Yes, my grandmother gave me, a 8/9 year old little girl, Beloved. Needless to say, that I was so confused by the first chapter. This book is hard for some adults to read.I cannot begin to understand why she thought it was appropriate for a child. I have a feeling that she did not read the book herself but did like the concept. But anyways, I did not pick up that book until two decades later and was quick to tell anyone who asked that it was difficult and I would never try to read it again. In walks the Pulitzer Project and 1,001 Books You Must Read Before You Die and Beloved is on my TBR list.
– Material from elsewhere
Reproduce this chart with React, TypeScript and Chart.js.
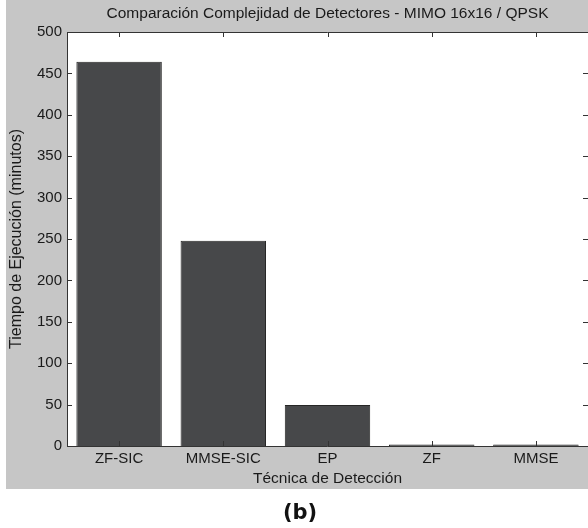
import { useEffect, useRef } from 'react';
import { Chart, registerables } from 'chart.js';

Chart.register(...registerables);

const categories = ['ZF-SIC', 'MMSE-SIC', 'EP', 'ZF', 'MMSE'];
const tiempos = [464, 248, 49.5, 1.9, 1.7];
const yMin = 0;
const yMax = 500;
const yStep = 50;
const chartTitle = 'Comparación Complejidad de Detectores - MIMO 16x16 / QPSK';
const xTitle = 'Técnica de Detección';
const yTitle = 'Tiempo de Ejecución (minutos)';
const caption = '(b)';

const FONT = "'Liberation Sans', Arial, sans-serif";
const CAPTION_FONT = "'DejaVu Sans', Verdana, sans-serif";

const framePlugin = {
  id: 'matlabFrame',
  beforeDraw(chart: any) {
    const { ctx, chartArea: a } = chart;
    ctx.save();
    ctx.fillStyle = '#ffffff';
    ctx.fillRect(0, 0, chart.width, chart.height);
    ctx.fillStyle = '#c6c6c6';
    ctx.fillRect(6, 0, chart.width - 6, 489);
    ctx.fillStyle = '#ffffff';
    ctx.fillRect(a.left, a.top, a.right - a.left, a.bottom - a.top);
    ctx.restore();
  },
  afterDatasetsDraw(chart: any) {
    const { ctx, chartArea: a, scales } = chart;
    const x = scales.x;
    const y = scales.y;
    const tl = 5;
    ctx.save();
    ctx.strokeStyle = '#333333';
    ctx.lineWidth = 1;
    ctx.beginPath();
    ctx.moveTo(a.left + 0.5, a.top + 0.5);
    ctx.lineTo(a.left + 0.5, a.bottom + 0.5);
    ctx.lineTo(a.right, a.bottom + 0.5);
    ctx.moveTo(a.left + 0.5, a.top + 0.5);
    ctx.lineTo(a.right, a.top + 0.5);
    y.ticks.forEach((t: any) => {
      const py = Math.round(y.getPixelForValue(t.value)) + 0.5;
      ctx.moveTo(a.left, py);
      ctx.lineTo(a.left + tl, py);
      ctx.moveTo(a.right - tl, py);
      ctx.lineTo(a.right, py);
    });
    categories.forEach((_c, i) => {
      const px = Math.round(x.getPixelForValue(i)) + 0.5;
      ctx.moveTo(px, a.top);
      ctx.lineTo(px, a.top + tl);
      ctx.moveTo(px, a.bottom);
      ctx.lineTo(px, a.bottom - tl);
    });
    ctx.stroke();
    ctx.restore();
  },
  afterDraw(chart: any) {
    const { ctx, chartArea: a } = chart;
    ctx.save();
    ctx.fillStyle = '#1a1a1a';
    ctx.font = `15.5px ${FONT}`;
    ctx.textAlign = 'center';
    ctx.textBaseline = 'middle';
    ctx.fillText(chartTitle, (a.left + a.right) / 2, 14);
    ctx.fillStyle = '#111111';
    ctx.font = `bold 21px ${CAPTION_FONT}`;
    ctx.textBaseline = 'alphabetic';
    ctx.fillText(caption, 300, 519);
    ctx.restore();
  },
};

export default function App() {
  const ref = useRef<HTMLCanvasElement | null>(null);

  useEffect(() => {
    if (!ref.current) return;
    const chart = new Chart(ref.current, {
      type: 'bar',
      data: {
        labels: categories,
        datasets: [
          {
            data: tiempos,
            backgroundColor: '#47484a',
            borderColor: '#262626',
            borderWidth: 1,
            barPercentage: 0.82,
            categoryPercentage: 1,
          },
        ],
      },
      options: {
        responsive: false,
        animation: false,
        layout: { padding: { top: 32, left: 0, right: 0, bottom: 39 } },
        plugins: {
          legend: { display: false },
          tooltip: { enabled: false },
          title: { display: false },
        },
        scales: {
          x: {
            type: 'category',
            offset: true,
            grid: { display: false, drawTicks: false },
            border: { display: false },
            ticks: { color: '#1a1a1a', font: { family: FONT, size: 15 }, padding: 4, maxRotation: 0 },
            title: {
              display: true,
              text: xTitle,
              color: '#1a1a1a',
              font: { family: FONT, size: 15.5 },
              padding: { top: 0, bottom: 1 },
            },
            afterFit: (s: any) => {
              s.height = 43;
            },
          },
          y: {
            min: yMin,
            max: yMax,
            grid: { display: false, drawTicks: false },
            border: { display: false },
            ticks: { stepSize: yStep, color: '#1a1a1a', font: { family: FONT, size: 15 }, padding: 5 },
            title: {
              display: true,
              text: yTitle,
              color: '#1a1a1a',
              font: { family: FONT, size: 16 },
              padding: { top: 7, bottom: 0 },
            },
            afterFit: (s: any) => {
              s.width = 67;
            },
          },
        },
      },
      plugins: [framePlugin],
    });
    return () => chart.destroy();
  }, []);

  return (
    <div style={{ position: 'fixed', left: 0, top: 0, width: 588, height: 528, background: '#fff' }}>
      <canvas ref={ref} width={588} height={528} style={{ display: 'block', width: 588, height: 528 }} />
    </div>
  );
}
What a difference twenty years make. I still believe that Beloved is a difficult read. The language and imagery is challenge. But I have to say that I enjoyed every last page. Morrison is a master with the English language. I could see the characters, the town, their past, and their present. For me Morrison made it all come alive. Now that I have really read the book, I can't remember what I found so difficult about it. Maybe my vocabulary and reading ability have evolved (I seriously hope so or the public school system has a lot to answer too).

The characters were very well thought out and portrayed. Each of the main characters (Sethe, Paul D, and Denver) grow throughout the novel. Morrison took the reader inside their thoughts and let you see their feelings and the reasons for their actions. Nothing was left to guess about. Each character had their own personality and past that shaped their decisions. It was intriguing to see how the events in the past lead them to the point where the story takes place. How these events shape how they each react to Beloved's presence.
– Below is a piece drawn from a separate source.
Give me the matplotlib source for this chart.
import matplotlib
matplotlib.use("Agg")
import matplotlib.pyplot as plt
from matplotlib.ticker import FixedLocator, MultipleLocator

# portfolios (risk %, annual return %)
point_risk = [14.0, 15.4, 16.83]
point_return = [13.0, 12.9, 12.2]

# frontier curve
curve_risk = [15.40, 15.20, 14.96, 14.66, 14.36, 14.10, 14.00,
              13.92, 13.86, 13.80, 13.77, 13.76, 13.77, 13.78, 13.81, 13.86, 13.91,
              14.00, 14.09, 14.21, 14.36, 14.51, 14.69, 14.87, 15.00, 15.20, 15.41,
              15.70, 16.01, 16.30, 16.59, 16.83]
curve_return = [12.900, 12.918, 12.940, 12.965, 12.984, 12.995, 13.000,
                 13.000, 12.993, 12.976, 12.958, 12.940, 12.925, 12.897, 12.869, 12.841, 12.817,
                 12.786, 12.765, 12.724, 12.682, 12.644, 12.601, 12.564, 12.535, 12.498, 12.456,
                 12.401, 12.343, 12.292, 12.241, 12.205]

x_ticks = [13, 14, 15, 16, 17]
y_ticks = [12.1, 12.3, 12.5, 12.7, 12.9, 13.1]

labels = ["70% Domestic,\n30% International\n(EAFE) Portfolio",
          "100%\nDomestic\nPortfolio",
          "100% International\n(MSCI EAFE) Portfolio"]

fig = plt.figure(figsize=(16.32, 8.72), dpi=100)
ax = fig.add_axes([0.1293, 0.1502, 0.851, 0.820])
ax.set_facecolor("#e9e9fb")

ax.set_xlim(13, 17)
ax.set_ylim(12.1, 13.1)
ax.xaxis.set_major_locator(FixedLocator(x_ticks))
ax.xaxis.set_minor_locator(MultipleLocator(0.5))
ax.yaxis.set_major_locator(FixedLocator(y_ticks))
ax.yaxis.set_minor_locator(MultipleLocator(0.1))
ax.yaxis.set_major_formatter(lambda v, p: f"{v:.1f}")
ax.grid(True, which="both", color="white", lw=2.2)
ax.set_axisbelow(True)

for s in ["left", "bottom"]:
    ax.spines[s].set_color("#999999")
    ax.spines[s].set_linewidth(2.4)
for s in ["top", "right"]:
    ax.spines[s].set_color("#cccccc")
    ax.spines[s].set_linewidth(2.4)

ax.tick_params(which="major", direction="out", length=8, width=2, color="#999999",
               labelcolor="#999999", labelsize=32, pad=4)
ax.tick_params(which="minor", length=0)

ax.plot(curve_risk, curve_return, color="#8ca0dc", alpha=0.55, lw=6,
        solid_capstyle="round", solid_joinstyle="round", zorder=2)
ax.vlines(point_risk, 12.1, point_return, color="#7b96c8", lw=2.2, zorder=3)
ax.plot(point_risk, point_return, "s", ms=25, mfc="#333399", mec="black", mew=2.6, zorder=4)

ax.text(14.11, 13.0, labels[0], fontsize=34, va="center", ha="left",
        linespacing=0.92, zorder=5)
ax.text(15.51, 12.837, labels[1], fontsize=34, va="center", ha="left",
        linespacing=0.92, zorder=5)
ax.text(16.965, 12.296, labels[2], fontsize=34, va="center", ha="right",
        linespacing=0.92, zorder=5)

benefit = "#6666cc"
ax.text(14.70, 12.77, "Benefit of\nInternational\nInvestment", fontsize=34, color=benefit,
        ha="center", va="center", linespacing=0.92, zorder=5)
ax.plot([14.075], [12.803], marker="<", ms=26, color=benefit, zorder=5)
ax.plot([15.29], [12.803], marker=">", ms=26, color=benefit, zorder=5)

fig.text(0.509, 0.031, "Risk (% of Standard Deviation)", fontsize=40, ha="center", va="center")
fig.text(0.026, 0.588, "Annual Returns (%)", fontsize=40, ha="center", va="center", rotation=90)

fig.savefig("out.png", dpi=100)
Now for some people this will be a difficult read. While I enjoyed how Morrison was able to pact so much into the story, I can also see where it would make it hard for some. There are a lot of different things going on. A good portion of the story is dealt with through flash backs. Sethe, has flashbacks to her time as a slave and her escape. Paul D, has flashbacks to his own enslavement, incarceration, and all the hardship he had to go through. Denver has flashbacks to her lonely painful child. Sometimes it can be hard to figure out since Morrison gives you bits and pieces at a time. But I did enjoy her method, it just made me continue to turn the page.

Another thing that can be hard is the imagery. While Morrison does not go into great detail, the subject matter is harsh. And the things that characters go through are sad and difficult (it is a post slave tale). The decisions that they made at times can be unthinkable to someone not in their position.
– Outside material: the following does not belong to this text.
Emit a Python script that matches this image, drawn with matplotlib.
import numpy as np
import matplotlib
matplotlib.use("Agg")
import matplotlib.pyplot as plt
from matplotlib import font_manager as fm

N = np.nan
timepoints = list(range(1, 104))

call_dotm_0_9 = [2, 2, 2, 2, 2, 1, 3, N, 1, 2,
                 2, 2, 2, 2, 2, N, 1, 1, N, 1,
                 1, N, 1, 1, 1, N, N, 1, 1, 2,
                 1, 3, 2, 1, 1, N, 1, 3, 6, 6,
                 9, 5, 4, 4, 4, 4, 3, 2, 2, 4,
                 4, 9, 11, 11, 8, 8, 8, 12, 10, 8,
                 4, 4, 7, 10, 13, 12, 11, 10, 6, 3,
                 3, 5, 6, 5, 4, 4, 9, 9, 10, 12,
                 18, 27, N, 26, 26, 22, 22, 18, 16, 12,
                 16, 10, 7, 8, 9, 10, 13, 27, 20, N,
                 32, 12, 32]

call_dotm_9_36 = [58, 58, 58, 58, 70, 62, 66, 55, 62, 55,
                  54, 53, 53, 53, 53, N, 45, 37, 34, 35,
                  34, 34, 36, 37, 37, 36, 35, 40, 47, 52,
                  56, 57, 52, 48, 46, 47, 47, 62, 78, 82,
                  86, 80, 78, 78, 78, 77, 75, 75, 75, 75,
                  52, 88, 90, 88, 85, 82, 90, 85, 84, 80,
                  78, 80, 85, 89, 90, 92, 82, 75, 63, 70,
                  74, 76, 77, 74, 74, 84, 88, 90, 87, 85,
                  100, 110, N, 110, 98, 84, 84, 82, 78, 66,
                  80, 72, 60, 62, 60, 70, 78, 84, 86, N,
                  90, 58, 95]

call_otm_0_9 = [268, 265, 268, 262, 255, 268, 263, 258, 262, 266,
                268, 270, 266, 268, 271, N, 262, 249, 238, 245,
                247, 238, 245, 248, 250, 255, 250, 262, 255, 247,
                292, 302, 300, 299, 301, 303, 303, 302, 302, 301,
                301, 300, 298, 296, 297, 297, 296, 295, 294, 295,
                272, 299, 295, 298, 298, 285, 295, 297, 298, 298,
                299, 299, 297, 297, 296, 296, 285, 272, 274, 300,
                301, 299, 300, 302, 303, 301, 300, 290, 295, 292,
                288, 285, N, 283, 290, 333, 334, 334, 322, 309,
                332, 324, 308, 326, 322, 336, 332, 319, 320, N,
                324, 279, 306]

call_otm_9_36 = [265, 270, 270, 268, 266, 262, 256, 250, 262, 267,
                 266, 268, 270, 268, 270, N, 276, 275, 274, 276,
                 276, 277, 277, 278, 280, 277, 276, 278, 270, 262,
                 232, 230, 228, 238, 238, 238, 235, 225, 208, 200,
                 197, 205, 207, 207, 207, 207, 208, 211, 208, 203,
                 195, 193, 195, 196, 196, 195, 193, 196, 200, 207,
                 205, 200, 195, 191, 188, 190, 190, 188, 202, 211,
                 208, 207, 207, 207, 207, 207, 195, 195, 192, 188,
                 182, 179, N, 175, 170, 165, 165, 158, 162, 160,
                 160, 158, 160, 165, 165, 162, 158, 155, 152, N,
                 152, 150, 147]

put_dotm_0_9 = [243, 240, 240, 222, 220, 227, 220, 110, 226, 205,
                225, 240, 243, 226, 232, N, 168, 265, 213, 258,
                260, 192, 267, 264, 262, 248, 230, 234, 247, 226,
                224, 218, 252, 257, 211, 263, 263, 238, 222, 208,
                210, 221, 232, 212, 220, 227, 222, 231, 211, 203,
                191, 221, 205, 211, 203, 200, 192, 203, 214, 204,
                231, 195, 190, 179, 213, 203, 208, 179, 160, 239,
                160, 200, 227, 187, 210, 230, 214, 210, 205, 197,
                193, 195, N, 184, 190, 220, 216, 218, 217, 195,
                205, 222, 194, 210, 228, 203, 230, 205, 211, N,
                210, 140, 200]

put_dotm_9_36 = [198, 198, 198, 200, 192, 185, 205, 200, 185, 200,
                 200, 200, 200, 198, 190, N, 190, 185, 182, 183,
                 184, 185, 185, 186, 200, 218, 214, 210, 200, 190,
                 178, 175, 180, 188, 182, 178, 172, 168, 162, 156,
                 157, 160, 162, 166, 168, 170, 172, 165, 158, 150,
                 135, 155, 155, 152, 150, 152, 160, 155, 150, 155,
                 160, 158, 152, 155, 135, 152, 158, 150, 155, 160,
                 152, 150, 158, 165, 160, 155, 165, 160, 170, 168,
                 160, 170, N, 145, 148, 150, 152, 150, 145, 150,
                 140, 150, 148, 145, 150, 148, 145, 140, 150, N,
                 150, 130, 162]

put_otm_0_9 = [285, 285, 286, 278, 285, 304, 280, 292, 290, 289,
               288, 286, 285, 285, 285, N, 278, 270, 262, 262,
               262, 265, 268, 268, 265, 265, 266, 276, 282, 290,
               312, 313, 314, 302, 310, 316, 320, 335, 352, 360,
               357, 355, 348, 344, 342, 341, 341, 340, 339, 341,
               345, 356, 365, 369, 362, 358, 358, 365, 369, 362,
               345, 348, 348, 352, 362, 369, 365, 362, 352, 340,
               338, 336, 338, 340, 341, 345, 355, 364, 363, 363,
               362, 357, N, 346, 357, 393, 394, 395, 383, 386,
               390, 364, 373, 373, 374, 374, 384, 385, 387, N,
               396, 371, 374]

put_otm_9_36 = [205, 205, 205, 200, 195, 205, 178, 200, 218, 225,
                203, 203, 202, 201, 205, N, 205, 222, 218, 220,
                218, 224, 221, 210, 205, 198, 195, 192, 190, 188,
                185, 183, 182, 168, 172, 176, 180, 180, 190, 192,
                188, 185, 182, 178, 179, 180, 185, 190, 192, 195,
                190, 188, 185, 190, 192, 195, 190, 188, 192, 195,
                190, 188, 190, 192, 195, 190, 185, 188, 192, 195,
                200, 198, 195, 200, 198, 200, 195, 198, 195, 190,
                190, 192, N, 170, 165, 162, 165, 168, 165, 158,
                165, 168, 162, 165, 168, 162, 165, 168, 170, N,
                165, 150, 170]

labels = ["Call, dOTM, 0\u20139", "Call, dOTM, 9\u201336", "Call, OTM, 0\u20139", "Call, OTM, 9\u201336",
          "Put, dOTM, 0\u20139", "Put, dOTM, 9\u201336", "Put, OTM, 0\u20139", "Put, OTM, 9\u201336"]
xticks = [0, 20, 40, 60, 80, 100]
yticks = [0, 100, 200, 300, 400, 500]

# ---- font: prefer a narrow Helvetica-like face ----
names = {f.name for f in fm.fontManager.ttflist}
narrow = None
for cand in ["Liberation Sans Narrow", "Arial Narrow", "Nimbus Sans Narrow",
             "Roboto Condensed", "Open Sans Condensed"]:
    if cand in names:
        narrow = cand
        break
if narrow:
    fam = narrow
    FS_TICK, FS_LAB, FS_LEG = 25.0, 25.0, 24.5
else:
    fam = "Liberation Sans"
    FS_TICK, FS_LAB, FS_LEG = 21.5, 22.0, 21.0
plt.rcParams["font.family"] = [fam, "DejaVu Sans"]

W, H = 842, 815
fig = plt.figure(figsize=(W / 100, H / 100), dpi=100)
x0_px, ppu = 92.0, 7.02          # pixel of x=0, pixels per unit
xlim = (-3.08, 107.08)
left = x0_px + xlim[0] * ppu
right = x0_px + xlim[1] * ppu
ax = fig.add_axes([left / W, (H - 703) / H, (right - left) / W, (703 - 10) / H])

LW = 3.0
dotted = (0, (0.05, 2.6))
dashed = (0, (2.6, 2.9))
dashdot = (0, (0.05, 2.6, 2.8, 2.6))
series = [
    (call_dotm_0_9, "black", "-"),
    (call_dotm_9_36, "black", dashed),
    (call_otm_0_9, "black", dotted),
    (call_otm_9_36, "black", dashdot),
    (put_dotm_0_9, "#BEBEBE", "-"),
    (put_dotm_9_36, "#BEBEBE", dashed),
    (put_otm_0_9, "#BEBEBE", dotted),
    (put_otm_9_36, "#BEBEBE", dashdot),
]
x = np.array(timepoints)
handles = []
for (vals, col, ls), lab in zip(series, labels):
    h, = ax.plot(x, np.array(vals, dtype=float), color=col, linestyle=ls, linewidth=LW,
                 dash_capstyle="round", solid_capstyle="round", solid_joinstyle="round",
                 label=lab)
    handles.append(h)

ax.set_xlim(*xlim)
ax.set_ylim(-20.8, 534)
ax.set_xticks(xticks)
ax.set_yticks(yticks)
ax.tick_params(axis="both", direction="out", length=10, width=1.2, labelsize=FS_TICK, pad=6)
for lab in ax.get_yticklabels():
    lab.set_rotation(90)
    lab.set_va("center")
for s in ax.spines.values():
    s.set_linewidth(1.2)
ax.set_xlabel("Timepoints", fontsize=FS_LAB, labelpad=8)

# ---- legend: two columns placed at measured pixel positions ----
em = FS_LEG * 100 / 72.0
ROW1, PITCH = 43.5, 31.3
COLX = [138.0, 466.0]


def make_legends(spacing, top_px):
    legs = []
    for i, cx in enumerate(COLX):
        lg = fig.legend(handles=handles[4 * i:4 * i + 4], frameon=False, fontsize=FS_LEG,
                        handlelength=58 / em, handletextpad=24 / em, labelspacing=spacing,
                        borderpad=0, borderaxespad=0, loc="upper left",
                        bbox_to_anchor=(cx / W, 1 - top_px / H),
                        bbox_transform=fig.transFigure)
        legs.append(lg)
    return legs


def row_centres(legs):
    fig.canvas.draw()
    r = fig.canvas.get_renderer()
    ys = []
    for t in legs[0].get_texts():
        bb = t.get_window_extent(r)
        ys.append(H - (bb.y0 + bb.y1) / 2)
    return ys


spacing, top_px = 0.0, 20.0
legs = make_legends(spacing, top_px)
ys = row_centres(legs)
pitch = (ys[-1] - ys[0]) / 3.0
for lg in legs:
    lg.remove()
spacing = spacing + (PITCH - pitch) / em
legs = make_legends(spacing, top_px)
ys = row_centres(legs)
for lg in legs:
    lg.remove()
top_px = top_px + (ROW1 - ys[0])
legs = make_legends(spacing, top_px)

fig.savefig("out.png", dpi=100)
Pros: Language, Imagery, Characters, Plot
Cons: Language, Imagery

Overall Recommendation:

I personally loved it and would recommend it. But I would also warn that this book is not for everybody.

Review submitted by Mahogany Howard


Canned Ice said...

I realize that many people are turned off by this book, but I for one loved it. Thanks for the in-depth review. I particularly liked the way she addressed "nice" white plantation owners. She showed that even if they were considered too soft, or nice, ultimately they still used men and women as property. It was my first intro to Morrison, but I plan to read more.

Annette Bell said...

This is my favorite Morrison book, great review!